### WHAT YOU WILL DO
Drop every picture. Then return, exactly, the lines from the beginning of the listing below through the one containing "const yTicks = [50, 60, 70, 80, 90, 100, 110, 120];".

### DATA SUPPLIED

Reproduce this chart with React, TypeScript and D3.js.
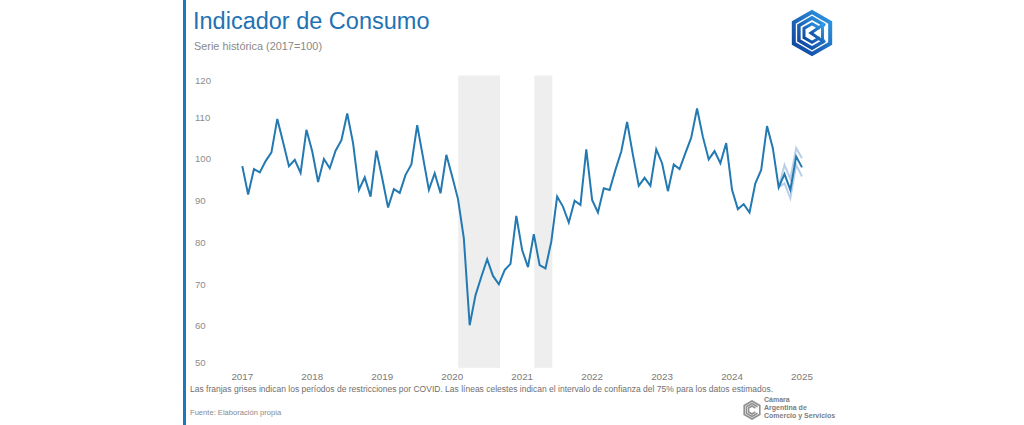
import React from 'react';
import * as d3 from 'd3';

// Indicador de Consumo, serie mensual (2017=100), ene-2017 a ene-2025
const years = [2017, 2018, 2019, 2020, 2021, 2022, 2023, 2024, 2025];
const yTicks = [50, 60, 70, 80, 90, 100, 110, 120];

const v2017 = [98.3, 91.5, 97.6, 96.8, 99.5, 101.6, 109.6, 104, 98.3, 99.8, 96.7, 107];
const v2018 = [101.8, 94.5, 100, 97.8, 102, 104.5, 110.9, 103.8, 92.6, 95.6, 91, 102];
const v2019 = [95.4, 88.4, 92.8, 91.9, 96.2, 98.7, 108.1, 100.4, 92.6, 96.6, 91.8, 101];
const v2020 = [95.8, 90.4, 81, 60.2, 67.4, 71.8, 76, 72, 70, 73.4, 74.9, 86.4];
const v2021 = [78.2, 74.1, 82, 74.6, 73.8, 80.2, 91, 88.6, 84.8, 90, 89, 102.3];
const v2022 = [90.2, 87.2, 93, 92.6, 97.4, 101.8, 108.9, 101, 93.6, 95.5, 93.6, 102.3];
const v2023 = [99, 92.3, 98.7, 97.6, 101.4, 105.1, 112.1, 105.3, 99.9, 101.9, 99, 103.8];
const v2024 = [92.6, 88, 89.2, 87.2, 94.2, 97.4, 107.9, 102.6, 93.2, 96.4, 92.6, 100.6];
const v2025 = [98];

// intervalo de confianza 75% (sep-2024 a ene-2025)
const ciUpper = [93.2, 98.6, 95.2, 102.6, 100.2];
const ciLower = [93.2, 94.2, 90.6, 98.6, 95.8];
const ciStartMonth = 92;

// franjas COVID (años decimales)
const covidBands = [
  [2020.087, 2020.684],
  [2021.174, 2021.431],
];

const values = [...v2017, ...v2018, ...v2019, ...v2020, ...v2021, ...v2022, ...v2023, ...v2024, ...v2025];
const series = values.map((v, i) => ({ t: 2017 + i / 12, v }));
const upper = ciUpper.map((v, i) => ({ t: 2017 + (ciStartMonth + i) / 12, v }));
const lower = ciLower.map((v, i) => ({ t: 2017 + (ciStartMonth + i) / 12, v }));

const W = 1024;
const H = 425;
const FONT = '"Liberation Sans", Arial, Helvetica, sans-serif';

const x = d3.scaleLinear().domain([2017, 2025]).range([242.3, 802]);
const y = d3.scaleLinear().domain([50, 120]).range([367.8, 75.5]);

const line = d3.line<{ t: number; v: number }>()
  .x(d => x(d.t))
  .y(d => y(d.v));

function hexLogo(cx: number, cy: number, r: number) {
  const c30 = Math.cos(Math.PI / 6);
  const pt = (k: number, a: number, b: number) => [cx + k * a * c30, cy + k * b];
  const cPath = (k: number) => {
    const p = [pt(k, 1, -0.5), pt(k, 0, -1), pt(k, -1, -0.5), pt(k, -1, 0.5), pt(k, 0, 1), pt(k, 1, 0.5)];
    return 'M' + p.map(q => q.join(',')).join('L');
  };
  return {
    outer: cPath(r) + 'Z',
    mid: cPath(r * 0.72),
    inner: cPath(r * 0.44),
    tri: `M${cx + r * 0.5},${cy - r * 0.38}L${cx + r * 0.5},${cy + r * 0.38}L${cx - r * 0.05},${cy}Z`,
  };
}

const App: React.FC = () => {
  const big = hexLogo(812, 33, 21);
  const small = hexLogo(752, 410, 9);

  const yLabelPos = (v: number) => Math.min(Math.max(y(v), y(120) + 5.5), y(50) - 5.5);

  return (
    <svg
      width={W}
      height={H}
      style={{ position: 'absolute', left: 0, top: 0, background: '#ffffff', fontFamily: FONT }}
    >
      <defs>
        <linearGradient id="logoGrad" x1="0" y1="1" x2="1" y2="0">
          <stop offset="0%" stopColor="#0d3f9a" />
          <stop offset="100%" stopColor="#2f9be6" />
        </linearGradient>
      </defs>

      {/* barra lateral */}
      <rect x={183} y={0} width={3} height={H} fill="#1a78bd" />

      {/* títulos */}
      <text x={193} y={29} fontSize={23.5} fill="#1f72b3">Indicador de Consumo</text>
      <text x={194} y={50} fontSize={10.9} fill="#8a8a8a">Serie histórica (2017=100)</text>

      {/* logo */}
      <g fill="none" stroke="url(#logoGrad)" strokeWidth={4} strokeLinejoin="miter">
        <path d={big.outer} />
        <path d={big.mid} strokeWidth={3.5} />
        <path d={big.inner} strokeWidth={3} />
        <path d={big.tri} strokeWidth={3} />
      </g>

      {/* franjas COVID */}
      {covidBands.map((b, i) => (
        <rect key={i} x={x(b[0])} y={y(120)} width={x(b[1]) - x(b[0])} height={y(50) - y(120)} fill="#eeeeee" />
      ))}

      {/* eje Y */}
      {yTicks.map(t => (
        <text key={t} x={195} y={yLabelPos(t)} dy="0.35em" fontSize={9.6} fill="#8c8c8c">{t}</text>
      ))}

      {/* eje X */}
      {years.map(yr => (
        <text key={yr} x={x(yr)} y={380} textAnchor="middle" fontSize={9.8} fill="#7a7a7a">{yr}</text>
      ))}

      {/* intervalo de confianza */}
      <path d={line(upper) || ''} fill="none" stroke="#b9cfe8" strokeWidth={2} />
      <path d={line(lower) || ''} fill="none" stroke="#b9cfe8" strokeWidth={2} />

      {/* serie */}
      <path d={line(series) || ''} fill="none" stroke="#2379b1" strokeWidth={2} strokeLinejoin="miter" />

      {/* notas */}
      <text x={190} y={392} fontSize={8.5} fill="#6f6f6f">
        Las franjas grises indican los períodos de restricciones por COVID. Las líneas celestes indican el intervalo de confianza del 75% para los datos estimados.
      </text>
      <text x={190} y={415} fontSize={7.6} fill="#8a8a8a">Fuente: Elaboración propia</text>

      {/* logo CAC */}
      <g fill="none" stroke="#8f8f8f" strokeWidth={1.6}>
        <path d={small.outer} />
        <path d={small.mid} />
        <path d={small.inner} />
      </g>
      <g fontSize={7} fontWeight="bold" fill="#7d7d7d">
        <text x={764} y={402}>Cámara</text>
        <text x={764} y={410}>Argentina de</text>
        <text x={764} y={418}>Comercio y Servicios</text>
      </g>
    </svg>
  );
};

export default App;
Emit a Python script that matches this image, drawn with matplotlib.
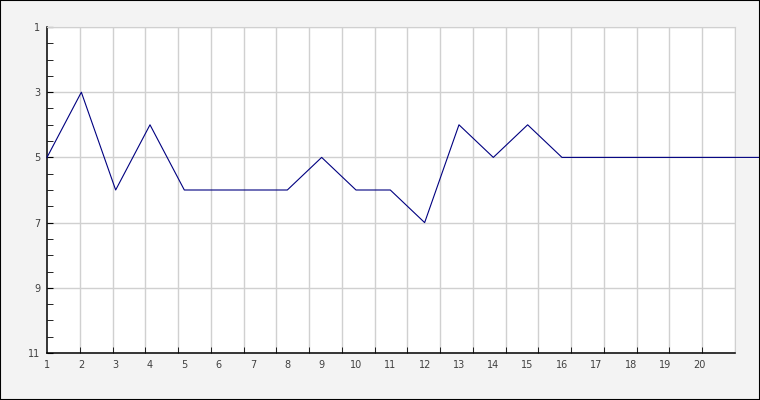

### WRITTEN ANSWER
Reproduce this chart with React, TypeScript and D3.js.
import React from 'react';
import * as d3 from 'd3';

// Indicador de Consumo, serie mensual (2017=100), ene-2017 a ene-2025
const years = [2017, 2018, 2019, 2020, 2021, 2022, 2023, 2024, 2025];
const yTicks = [50, 60, 70, 80, 90, 100, 110, 120];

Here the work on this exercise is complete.